We investigate how errors from floating-point arithmetic affect the training of deep neural networks. We provide custom layers and loss functions implementation that maintain higher numerical accuracy compared to standard implementations through compensated summation. The experiment examines how the number of perceptrons affects training loss in a more numerically accurate model compared to a baseline, and whether different orders of matrix addition introduce significant numerical errors that impact model learning.
This repository includes multiple experimental iterations conducted through trial and error. A more organized and refined demo derived from these experiments is available here: https://colab.research.google.com/drive/1oVqbR6DorVDn3-HfVM9TXdsJ-VmM0i_4?usp=sharing
Advisors: Prof. Eliot Moss, Prof. Philip Thomas
├── AccuMSELoss.py # Compensated MSE Loss implementation to replace torch.nn.MSELoss()
├── compensated_ops.py # A file containing compensated matmul (compensated matrix multiplication) and compensated sum (summing a list/array of float with compensated summation)
├── logs.py # Logging utilities
├── plot.py # Plotting utilities
├── functions/ # Custom autograd functions, defining forward pass and backward pass for an acculinear layer
├── layers/ # Custom neural network layers
│ └── accuLinear.py # Accurate Linear Layer with compensated ops
├── data/ # Dataset files
├── Experiment - CIFAR/ # CIFAR dataset experiments
├── Experiment - Layer size/ # Layer size experiments (How number of perceptrons affect loss and accumulated error)
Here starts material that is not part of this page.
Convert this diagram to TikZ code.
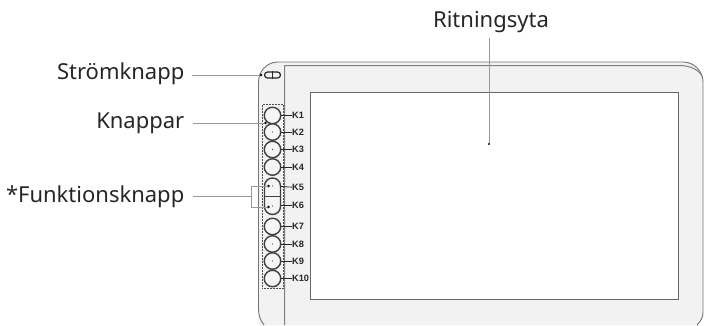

└── Experiment - Order of Addition/ # Addition order experiments (How the order of addition affects loss and accumulated error, which can be especially important in settings such as federated learning where results are aggregated from multiple sources.)
- AccuLinearLayer: A linear layer using compensated arithmetic for improved precision
- CompensatedMSELoss: MSE loss with optional compensated summation for reduced floating-point errors
import torch
import torch.nn as nn
from layers.accuLinear import AccuLinearLayer
from AccuMSELoss import CompensatedMSELoss
# Define model with accurate layers
model = nn.Sequential(
AccuLinearLayer(input_size, hidden_size, True),
nn.ReLU(),
AccuLinearLayer(hidden_size, output_size, True)
)
# Use compensated loss function
loss_fn = CompensatedMSELoss(kahan=True)
# Standard training loop
optimizer = torch.optim.SGD(model.parameters(), lr=learning_rate)
for epoch in range(epochs):
y_pred = model(X_tensor)
loss = loss_fn(y_pred, y_tensor)
optimizer.zero_grad()
loss.backward()
optimizer.step()The project includes several experiments:
- Layer Size: Investigating the effect of layer dimensions on numerical precision
- CIFAR: Experiments on the CIFAR dataset (because convolution layer can generate arbitrary number of features)
- Order of Addition: Studying how summation order affects floating-point accuracy
- Python 3.11+
- PyTorch
- NumPy
- Pandas